A little bit of Googling later and I have managed to find for us 6 Secrets of Success from one of the top sports coaches in the world. He’s the American basketball coach John Wooden who has helped the teams he’s coached win 10 National Championships (while no other coach has won more than 4!).
So perhaps we should listen! Here are my own adaptions of 6 of the secrets of success that appear in Brian D. Biro’s book on John Wooten, ‘Beyond Success: The 15 Secrets of Effective Leadership and Life’:
Secret No. 1. Industriousness
Industrious for Wooden is more about focus than working long hours. Don’t wear yourself out but work well when you do. Plan and review what you do carefully to make your efforts count.
Always be clear about what it is you want to achieve and know what steps need to be taken to achieve it. Deal with problems in a free-flowing manner and embrace opportunities and solutions quickly and positively.
Decide carefully what you need to do and get on and do it. Always recognise your achievements at each step of the process.
Secret No. 2. Enthusiasm
Wooden always said that an average team is willing to give its best while a great team is eager to do so. You are unlikely to give your best unless you feel excited and enthusiastic.
To keep yourself highly motivated in this way, two things are important.
First of all, even the smallest details and the most mundane tasks need to feel important to your mission. When new players joined Wooden’s team, for example, he always lectured them on how to put on their socks. Why?

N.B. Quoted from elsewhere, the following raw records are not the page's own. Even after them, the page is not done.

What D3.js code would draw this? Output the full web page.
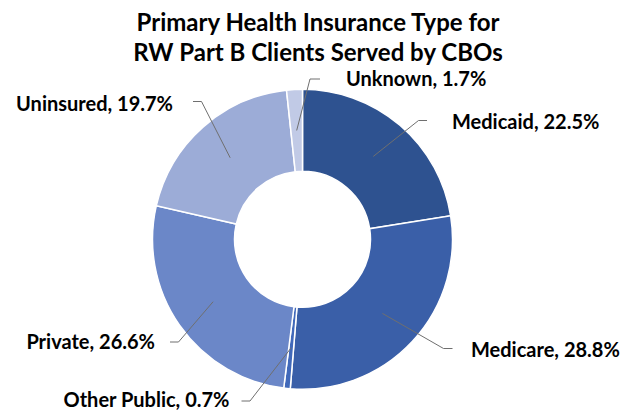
<!DOCTYPE html>
<html>
<head>
<meta charset="utf-8">
<script src="https://cdn.jsdelivr.net/npm/d3@7"></script>
<style>
  body { margin: 0; background: #fff; }
  text { font-family: Lato, "Open Sans", sans-serif; font-weight: bold; fill: #000; }
</style>
</head>
<body>
<svg width="628" height="413"></svg>
<script>
// chart data
const categories = ["Medicaid", "Medicare", "Other Public", "Private", "Uninsured", "Unknown"];
const shares = [22.5, 28.8, 0.7, 26.6, 19.7, 1.7];
const colors = ["#2e5290", "#3a5fa8", "#4169ba", "#6b87c8", "#9cacd7", "#c1cae6"];
const titleLines = ["Primary Health Insurance Type for", "RW Part B Clients Served by CBOs"];

const svg = d3.select("svg");
const cx = 302.5, cy = 239.3;
const outerR = 150, innerR = 68;

// where each label sits (text anchor point + elbow of its leader line)
const labelLayout = {
    "Medicaid":     { x: 452, y: 129, anchor: "start", line: [[427, 120.5], [418.5, 120.5]] },
    "Medicare":     { x: 471, y: 356.5, anchor: "start", line: [[452.5, 348.5], [443.5, 348.5]] },
    "Other Public": { x: 229.5, y: 407, anchor: "end", line: [[241.5, 401], [250, 401]] },
    "Private":      { x: 155, y: 349, anchor: "end", line: [[170, 342], [178.5, 342]] },
    "Uninsured":    { x: 173, y: 110.5, anchor: "end", line: [[193, 101.5], [201.5, 101.5]] },
    "Unknown":      { x: 346, y: 86, anchor: "start", line: [[320, 79], [310, 79]] }
};

const data = categories.map((c, i) => ({ name: c, value: shares[i], color: colors[i] }));

const pie = d3.pie().value(d => d.value).sort(null);
const arc = d3.arc().innerRadius(innerR).outerRadius(outerR);
const midArc = d3.arc().innerRadius((innerR + outerR) / 2).outerRadius((innerR + outerR) / 2);

const arcs = pie(data);

const g = svg.append("g").attr("transform", `translate(${cx},${cy})`);

g.selectAll("path.slice")
    .data(arcs)
    .join("path")
    .attr("class", "slice")
    .attr("d", arc)
    .attr("fill", d => d.data.color)
    .attr("stroke", "#fff")
    .attr("stroke-width", 1.5);

// leader lines: label elbow -> slice centroid
svg.append("g")
    .selectAll("polyline")
    .data(arcs)
    .join("polyline")
    .attr("fill", "none")
    .attr("stroke", "#6f6f6f")
    .attr("stroke-width", 1)
    .attr("points", d => {
        const L = labelLayout[d.data.name];
        const c = midArc.centroid(d);
        return [...L.line, [c[0] + cx, c[1] + cy]].map(p => p.join(",")).join(" ");
    });

svg.append("g")
    .selectAll("text")
    .data(arcs)
    .join("text")
    .attr("x", d => labelLayout[d.data.name].x)
    .attr("y", d => labelLayout[d.data.name].y)
    .attr("text-anchor", d => labelLayout[d.data.name].anchor)
    .style("font-size", "20px")
    .text(d => `${d.data.name}, ${d.data.value.toFixed(1)}%`);

svg.append("g")
    .selectAll("text")
    .data(titleLines)
    .join("text")
    .attr("x", 318)
    .attr("y", (d, i) => 31 + i * 29.7)
    .attr("text-anchor", "middle")
    .style("font-size", "24px")
    .text(d => d);
</script>
</body>
</html>
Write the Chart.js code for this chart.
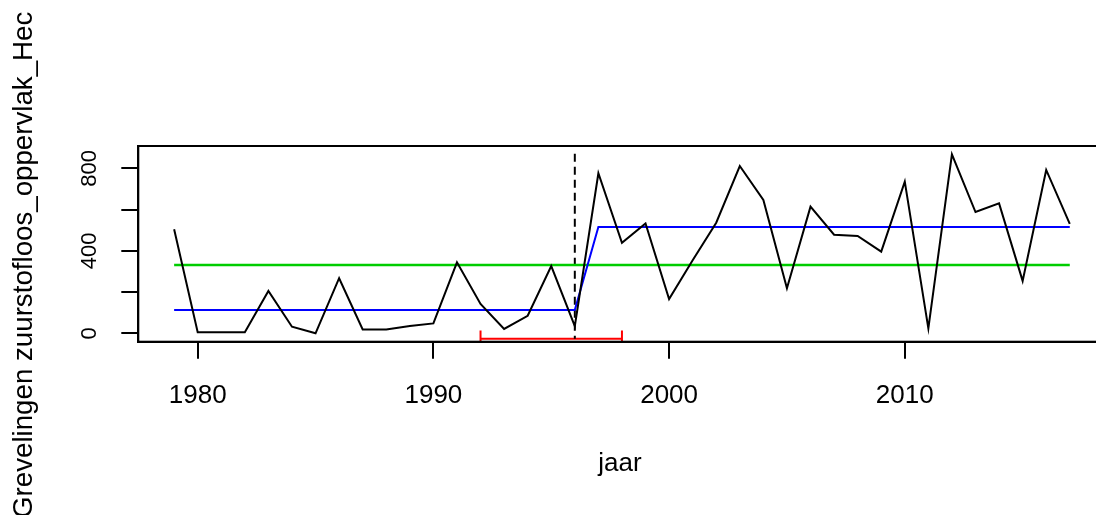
<!DOCTYPE html>
<html>
<head>
<meta charset="utf-8">
<script src="https://cdn.jsdelivr.net/npm/chart.js@4.4.1/dist/chart.umd.min.js"></script>
<style>
  html, body { margin: 0; padding: 0; background: #fff; }
  #wrap { width: 1096px; height: 515px; overflow: hidden; }
  canvas { display: block; }
</style>
</head>
<body>
<div id="wrap"><canvas id="grafiek" width="1110" height="515"></canvas></div>
<script>
// --- gegevens ---
const jaren = [1979, 1980, 1981, 1982, 1983, 1984, 1985, 1986, 1987, 1988,
  1989, 1990, 1991, 1992, 1993, 1994, 1995, 1996, 1997, 1998,
  1999, 2000, 2001, 2002, 2003, 2004, 2005, 2006, 2007, 2008,
  2009, 2010, 2011, 2012, 2013, 2014, 2015, 2016, 2017];
const oppervlak = [504, 5, 5, 5, 205, 32, 0, 267, 19, 19,
  35, 48, 344, 142, 21, 85, 326, 35, 776, 439,
  533, 166, 354, 536, 811, 646, 218, 614, 478, 472,
  396, 735, 24, 868, 588, 630, 254, 792, 530];

// stapmodel (blauw) en gemiddelde (groen)
const stapJaren = [1979, 1996, 1997, 2017];
const stapWaarden = [113, 113, 515, 515];
const gemJaren = [1979, 2017];
const gemWaarden = [331, 331];

// breekpunt (gestreept) en betrouwbaarheidsinterval (rood)
const breukJaren = [1996, 1996];
const breukWaarden = [870, -27];
const intervalJaren = [1992, 1998];
const intervalWaarde = -27;
const kapWaarden = [13, -67];

const yLabels = [0, 400, 800];
const xTitel = "jaar";
const yTitel = "Grevelingen zuurstofloos_oppervlak_Hec";

const punten = (xs, ys) => xs.map((x, i) => ({ x, y: ys[i] }));
const lijn = (data, kleur, breedte, extra) => Object.assign({
  data, borderColor: kleur, borderWidth: breedte, pointRadius: 0,
  tension: 0, fill: false, clip: 0
}, extra || {});

const lettertype = "'Liberation Sans', Arial, sans-serif";

// kader, aslabels en titels in R-stijl
const kaderPlugin = {
  id: "kader",
  afterDraw(chart) {
    const { ctx, chartArea: a, scales } = chart;
    ctx.save();
    ctx.strokeStyle = "#000";
    ctx.lineWidth = 2;
    ctx.strokeRect(a.left, a.top, a.right - a.left, a.bottom - a.top);
    ctx.fillStyle = "#000";

    ctx.font = "26px " + lettertype;
    ctx.textAlign = "center";
    ctx.textBaseline = "alphabetic";
    scales.x.ticks.forEach(t => {
      ctx.fillText(String(t.value), scales.x.getPixelForValue(t.value), 403);
    });
    ctx.fillText(xTitel, (a.left + a.right) / 2 - 2, 471);

    ctx.font = "22px " + lettertype;
    yLabels.forEach(v => {
      ctx.save();
      ctx.translate(96, scales.y.getPixelForValue(v));
      ctx.rotate(-Math.PI / 2);
      ctx.fillText(String(v), 0, 0);
      ctx.restore();
    });

    ctx.font = "27.7px " + lettertype;
    ctx.textAlign = "left";
    ctx.translate(32, 518);
    ctx.rotate(-Math.PI / 2);
    ctx.fillText(yTitel, 0, 0);
    ctx.restore();
  }
};

new Chart(document.getElementById("grafiek"), {
  type: "line",
  data: {
    datasets: [
      lijn(punten(jaren, oppervlak), "#000000", 2),
      lijn(punten(stapJaren, stapWaarden), "#0000ff", 2),
      lijn(punten(gemJaren, gemWaarden), "#00cd00", 2.5),
      lijn(punten(breukJaren, breukWaarden), "#000000", 2, { borderDash: [8, 5] }),
      lijn(punten(intervalJaren, [intervalWaarde, intervalWaarde]), "#ff0000", 2, { clip: false }),
      lijn(punten([intervalJaren[0], intervalJaren[0]], kapWaarden), "#ff0000", 2),
      lijn(punten([intervalJaren[1], intervalJaren[1]], kapWaarden), "#ff0000", 2)
    ]
  },
  options: {
    responsive: false,
    devicePixelRatio: 1,
    animation: false,
    layout: { padding: { top: 146, right: 4.4, left: 0, bottom: 0 } },
    plugins: { legend: { display: false }, tooltip: { enabled: false } },
    scales: {
      x: {
        type: "linear",
        min: 1977.48,
        max: 2018.52,
        ticks: { display: false, stepSize: 10, includeBounds: false },
        grid: { drawOnChartArea: false, drawTicks: true, tickLength: 17, color: "#000", lineWidth: 2 },
        border: { display: true, color: "#000", width: 2 },
        afterFit: s => { s.height = 173.3; }
      },
      y: {
        min: -40.7,
        max: 908,
        ticks: { display: false, stepSize: 200, includeBounds: false },
        grid: { drawOnChartArea: false, drawTicks: true, tickLength: 17, color: "#000", lineWidth: 2 },
        border: { display: true, color: "#000", width: 2 },
        afterFit: s => { s.width = 138.3; }
      }
    }
  },
  plugins: [kaderPlugin]
});
</script>
</body>
</html>
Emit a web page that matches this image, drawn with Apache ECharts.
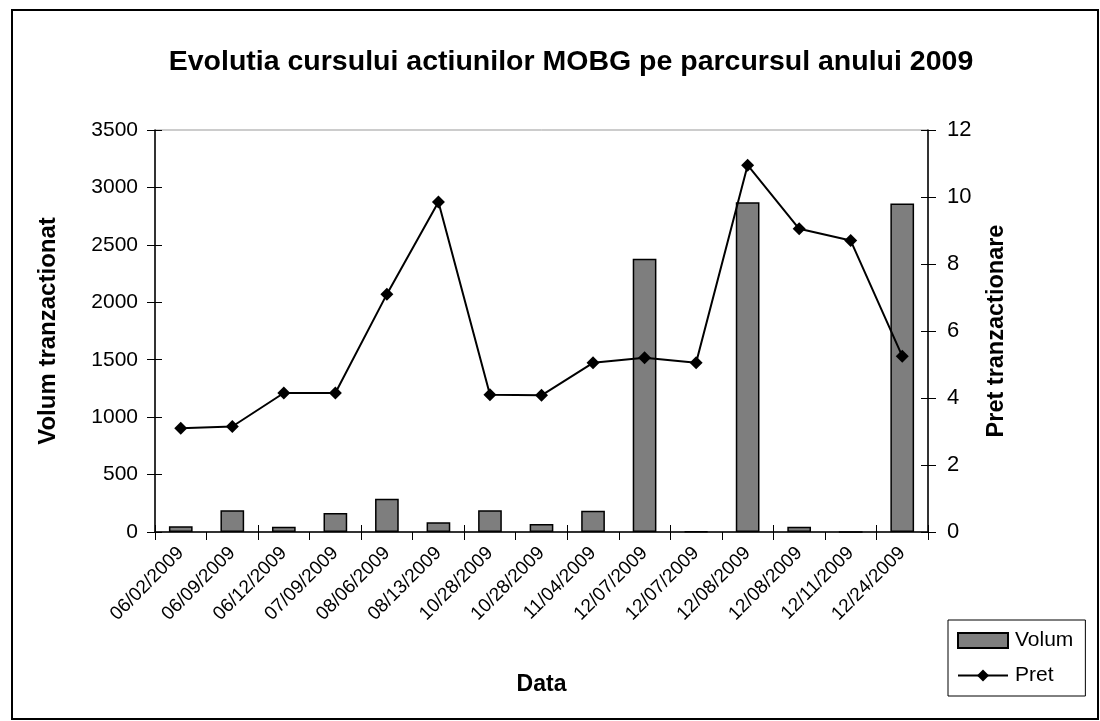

Because if they put them on wrongly they would get sore feet and wouldn’t be able to play so well.
Secondly is the importance of being in a constant state of learning. Even if you think you know a lot already, study another area to re-fire your enthusiasm.
Secret No. 3. Determination
Achieving our goals… succeeding in our endeavours… can take a lot of bravery and determination in the face of setbacks, failures and challenging times.
Wooden always told his players that their greatest challenge wasn’t the opposing team or the limitations of their talent - but overcoming their own self-doubt.
One important key to maintaining your determination is to make sure that the questions you ask yourself can have a positive answer instead of a negative one.
Instead of ‘Will I be able to do this?’, for example, say ‘How will I do this?’ Instead of asking yourself ‘Will I be able to cope with this challenge?’, ask yourself ‘What will my future look like once I’ve overcome this challenge?’
Secret No. 4. Alertness
In any situation, keep your mind open to a multitude of possibilities. Listen carefully to everyone you talk to and reply to them carefully as well.
Do not allow your brain to get lazy. The brain likes habitual action and thought patterns because it makes it feel comfortable. So get in the habit of challenging and pushing it further!
Secret No. 5. Confidence
I liked this quotation sent to me by a reader recently on the subject of confidence:
“Be who you are and say what you feel, because those who mind don’t matter and those who matter don’t mind.”
Theodore Seuss Giesel
Confidence is an emotion or state of mind that can be just as fleeting as any other. Even the most confident people suffer a lot of hours of self-doubt. Even the most self-doubting have moments of confidence.
To conjure of feeling of confidence when you need it, try to think back to a similar situation where you did feel confident and preferably where you performed really well. Really think back to that time and feel how you felt then.
Wooden would get his players to have a list of moments of victory and personal achievement that they could return to whenever they needed a boost.
Secret No. 6. Competitive greatness
To take his players to an even higher level, Wooden taught them that success was not so much about winning all their games but more of a peaceful state of mind that they could enjoy every day if they kept it replenished.
In order to replenish this peaceful state of mind, players were encouraged to see the opposition not so much as a threat but as an opportunity to enable them to release their own greatness, energy and talent. The better the opposition, the greater the high you can experience from the challenge.
Do not be afraid of aiming high. By aiming high you can enjoy the feeling of being the best that you can be… of overcoming your obstacles… and bravely and confidently reaching for success.
Look for success not just for your own ends but for the ends in themselves… for other people… and the progress of the human race…
A final thought on football and life
In an interesting article I read recently about why football (soccer) will never be big in the US, the author said that US fans expect games to have big scores. Only in Europe would we be happy to watch an hour and a half of a game that might end in a score of 0:0.
It’s always good to get scores, I guess. But at the end of the day, the importance of the game is having FUN as a player.